▶ **Exercise prompt**
Copy out, from the entries below, each line holding the string "this".

▶ **Items**
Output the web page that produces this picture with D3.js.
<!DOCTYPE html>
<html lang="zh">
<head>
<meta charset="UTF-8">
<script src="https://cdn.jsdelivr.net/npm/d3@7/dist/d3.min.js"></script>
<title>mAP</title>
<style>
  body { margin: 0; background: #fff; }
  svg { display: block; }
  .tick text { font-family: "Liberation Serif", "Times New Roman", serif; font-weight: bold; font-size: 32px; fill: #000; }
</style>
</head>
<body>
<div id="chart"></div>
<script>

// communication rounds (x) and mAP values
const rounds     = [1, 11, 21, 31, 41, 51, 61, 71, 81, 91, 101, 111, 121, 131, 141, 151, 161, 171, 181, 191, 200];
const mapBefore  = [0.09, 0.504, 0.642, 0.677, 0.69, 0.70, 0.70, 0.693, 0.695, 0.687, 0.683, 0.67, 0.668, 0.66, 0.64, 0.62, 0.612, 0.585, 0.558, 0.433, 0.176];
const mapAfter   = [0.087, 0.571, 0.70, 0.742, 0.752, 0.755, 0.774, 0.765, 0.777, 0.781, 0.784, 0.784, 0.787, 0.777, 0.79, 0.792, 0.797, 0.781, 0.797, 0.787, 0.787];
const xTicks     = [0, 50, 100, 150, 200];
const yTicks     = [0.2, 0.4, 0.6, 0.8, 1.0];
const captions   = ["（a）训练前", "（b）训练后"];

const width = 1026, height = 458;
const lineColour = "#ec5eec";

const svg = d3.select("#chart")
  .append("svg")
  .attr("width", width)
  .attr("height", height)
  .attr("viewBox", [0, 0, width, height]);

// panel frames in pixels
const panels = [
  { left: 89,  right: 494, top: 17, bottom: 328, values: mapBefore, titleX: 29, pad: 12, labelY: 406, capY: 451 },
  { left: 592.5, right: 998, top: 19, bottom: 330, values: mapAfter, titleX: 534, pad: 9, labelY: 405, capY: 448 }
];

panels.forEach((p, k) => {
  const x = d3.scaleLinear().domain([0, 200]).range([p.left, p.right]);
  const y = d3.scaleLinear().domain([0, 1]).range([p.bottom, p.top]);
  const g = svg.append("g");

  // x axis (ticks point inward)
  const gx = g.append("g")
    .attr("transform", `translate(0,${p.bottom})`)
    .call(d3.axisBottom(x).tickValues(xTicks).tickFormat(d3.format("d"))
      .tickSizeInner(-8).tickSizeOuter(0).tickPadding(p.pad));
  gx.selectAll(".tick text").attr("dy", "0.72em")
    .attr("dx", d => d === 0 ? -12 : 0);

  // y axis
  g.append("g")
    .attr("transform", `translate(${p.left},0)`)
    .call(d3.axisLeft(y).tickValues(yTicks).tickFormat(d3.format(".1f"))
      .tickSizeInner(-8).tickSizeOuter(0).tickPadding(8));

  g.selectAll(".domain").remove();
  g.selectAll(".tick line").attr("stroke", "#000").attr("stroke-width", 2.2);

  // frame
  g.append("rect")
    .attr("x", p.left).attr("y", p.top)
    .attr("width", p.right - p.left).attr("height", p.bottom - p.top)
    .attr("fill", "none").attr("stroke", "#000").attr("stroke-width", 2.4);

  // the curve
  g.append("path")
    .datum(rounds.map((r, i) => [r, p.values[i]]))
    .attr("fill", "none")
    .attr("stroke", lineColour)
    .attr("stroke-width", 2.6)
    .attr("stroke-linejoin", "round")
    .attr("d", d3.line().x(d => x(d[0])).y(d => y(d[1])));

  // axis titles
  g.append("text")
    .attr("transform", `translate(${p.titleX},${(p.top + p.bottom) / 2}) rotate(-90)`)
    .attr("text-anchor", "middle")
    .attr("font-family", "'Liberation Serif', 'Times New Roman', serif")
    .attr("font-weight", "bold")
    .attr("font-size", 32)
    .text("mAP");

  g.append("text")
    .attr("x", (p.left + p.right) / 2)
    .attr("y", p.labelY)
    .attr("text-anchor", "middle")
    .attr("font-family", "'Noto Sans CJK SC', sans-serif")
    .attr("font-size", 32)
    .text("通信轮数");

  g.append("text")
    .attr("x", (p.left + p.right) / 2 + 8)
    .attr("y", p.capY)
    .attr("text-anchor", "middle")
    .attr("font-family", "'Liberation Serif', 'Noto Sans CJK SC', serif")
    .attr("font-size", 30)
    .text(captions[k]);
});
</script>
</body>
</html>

...

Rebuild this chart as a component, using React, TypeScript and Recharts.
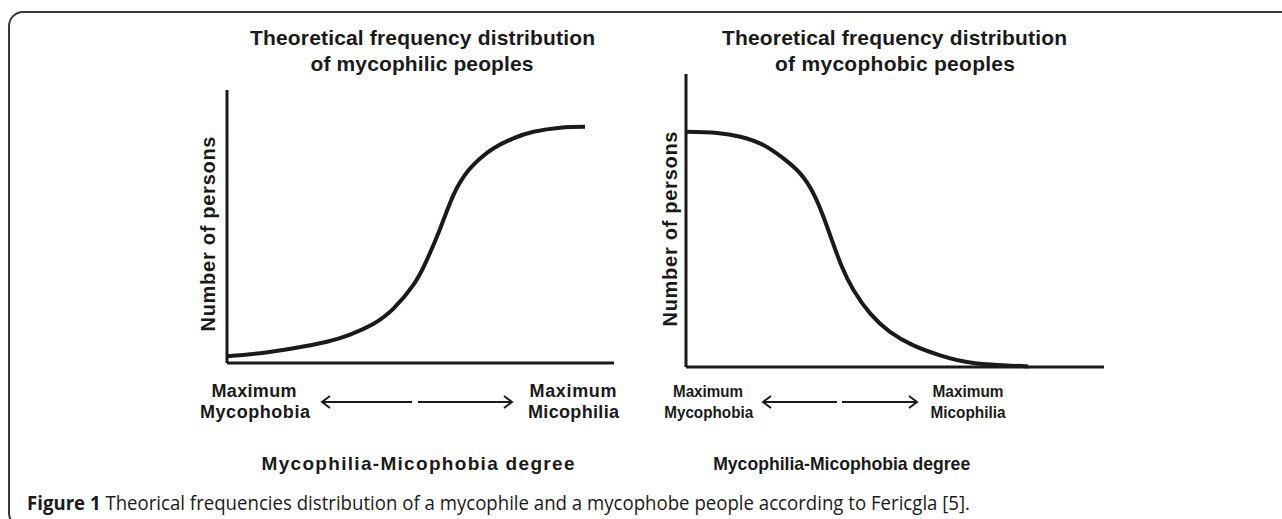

▶ **Complete response**
Output the web page that produces this picture with D3.js.
Rebuild this chart as a component, using React, TypeScript and Recharts.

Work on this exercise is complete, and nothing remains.